Protein-coding gene in humans

Beta-1,4-galactosyltransferase 2 is an enzyme that in humans is encoded by the B4GALT2 gene.

This gene is one of seven beta-1,4-galactosyltransferase (beta4GalT) genes. They encode type II membrane-bound glycoproteins that appear to have exclusive specificity for the donor substrate UDP-galactose; all transfer galactose in a beta1,4 linkage to similar acceptor sugars: GlcNAc, Glc, and Xyl. Each beta4GalT has a distinct function in the biosynthesis of different glycoconjugates and saccharide structures. As type II membrane proteins, they have an N-terminal hydrophobic signal sequence that directs the protein to the Golgi apparatus and which then remains uncleaved to function as a transmembrane anchor.

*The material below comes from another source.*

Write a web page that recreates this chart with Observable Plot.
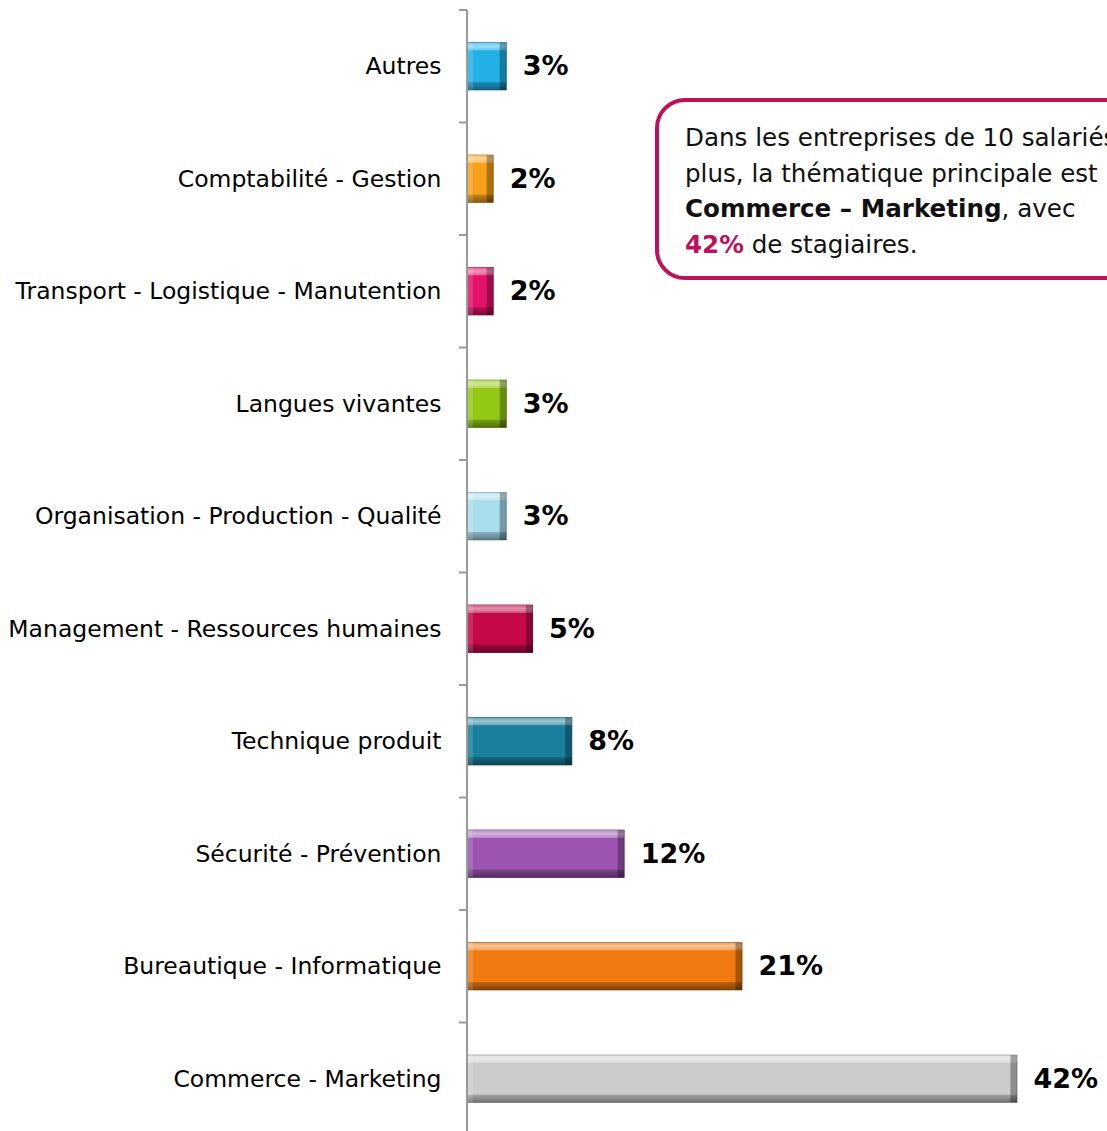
<!DOCTYPE html>
<html>
<head>
<meta charset="utf-8">
<script src="https://cdn.jsdelivr.net/npm/d3@7"></script>
<script src="https://cdn.jsdelivr.net/npm/@observablehq/plot@0.6"></script>
<style>
  html, body { margin: 0; padding: 0; background: #fff; overflow: hidden; width: 1107px; height: 1131px; }
  #wrap { position: relative; width: 1107px; height: 1131px; overflow: hidden; }
  #note {
    position: absolute; left: 655px; top: 98px; width: 580px; height: 174px;
    border: 4px solid #C0105A; border-radius: 30px; box-sizing: content-box;
    font-family: "DejaVu Sans", sans-serif; font-size: 24.6px; line-height: 35.5px;
    color: #111; white-space: nowrap; padding: 0;
  }
  #note .inner { position: absolute; left: 26px; top: 18px; }
  #note b.hl { color: #C0105A; }
</style>
</head>
<body>
<div id="wrap">
  <div id="chart"></div>
  <div id="note"><div class="inner">Dans les entreprises de 10 salariés et<br>plus, la thématique principale est<br><b>Commerce – Marketing</b>, avec<br><b class="hl">42%</b> de stagiaires.</div></div>
</div>
<script>
const categories = [
  "Autres",
  "Comptabilité - Gestion",
  "Transport - Logistique - Manutention",
  "Langues vivantes",
  "Organisation - Production - Qualité",
  "Management - Ressources humaines",
  "Technique produit",
  "Sécurité - Prévention",
  "Bureautique - Informatique",
  "Commerce - Marketing"
];
const values = [3, 2, 2, 3, 3, 5, 8, 12, 21, 42];
const colors = ["#22B0E6", "#F5A01A", "#E4126A", "#92C814", "#A8DDEB", "#C4084A", "#1A7F9C", "#9B55B0", "#F07A10", "#CCCCCC"];

const data = categories.map((c, i) => ({ category: c, value: values[i], color: colors[i] }));

const svg = Plot.plot({
  width: 1107,
  height: 1131,
  marginLeft: 467,
  marginRight: 90,
  marginTop: 10,
  marginBottom: -4,
  style: { fontFamily: "DejaVu Sans, sans-serif", background: "#fff", overflow: "visible" },
  x: { domain: [0, 42], axis: null },
  y: { domain: categories, paddingInner: 0.58, paddingOuter: 0.29, round: false, label: null },
  marks: [
    Plot.axisY({ tickSize: 0, tickPadding: 26, fontSize: 23.5, fill: "#000", label: null }),
    Plot.barX(data, { y: "category", x: "value", fill: "color", stroke: d => d3.color(d.color).darker(0.8).formatHex(), strokeWidth: 1 }),
    Plot.barX(data, { y: "category", x: "value", fill: "url(#bevelV)" }),
    Plot.barX(data, { y: "category", x1: d => d.value - 0.5, x2: "value", fill: "#000", fillOpacity: 0.3 }),
    Plot.barX(data, { y: "category", x1: 0, x2: 0.45, fill: "#fff", fillOpacity: 0.15 }),
    Plot.text(data, { y: "category", x: "value", text: d => d.value + "%", dx: 16, textAnchor: "start", fontSize: 27, fontWeight: "bold", fill: "#000" })
  ]
});

const s = d3.select(svg);
const defs = s.insert("defs", ":first-child");
const g = defs.append("linearGradient").attr("id", "bevelV").attr("x1", 0).attr("y1", 0).attr("x2", 0).attr("y2", 1);
[
  [0, "#fff", 0.35], [0.08, "#fff", 0.55], [0.16, "#fff", 0.3], [0.17, "#fff", 0.0],
  [0.83, "#000", 0.0], [0.84, "#000", 0.2], [1, "#000", 0.45]
].forEach(([o, c, a]) => g.append("stop").attr("offset", o).attr("stop-color", c).attr("stop-opacity", a));

// Axis line and band-boundary ticks from the y scale
const y = svg.scale("y");
const x = svg.scale("x");
const x0 = x.apply(0);
const [r0, r1] = y.range;
const step = y.step;
const axisG = s.append("g").attr("stroke", "#9a9a9a").attr("stroke-width", 2);
axisG.append("line").attr("x1", x0).attr("x2", x0).attr("y1", r0).attr("y2", r1 + 10);
for (let i = 0; i <= categories.length; i++) {
  const yy = r0 + i * step;
  axisG.append("line").attr("x1", x0 - 8).attr("x2", x0).attr("y1", yy).attr("y2", yy);
}
document.getElementById("chart").appendChild(svg);
</script>
</body>
</html>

By sequence similarity, the beta4GalTs form four groups: beta4GalT1 and beta4GalT2, beta4GalT3 and beta4GalT4, beta4GalT5 and beta4GalT6, and beta4GalT7. The enzyme encoded by this gene synthesizes N-acetyllactosamine in glycolipids and glycoproteins. Its substrate specificity is affected by alpha-lactalbumin but it is not expressed in lactating mammary tissue. Two transcript variants encoding the same protein have been found for this gene.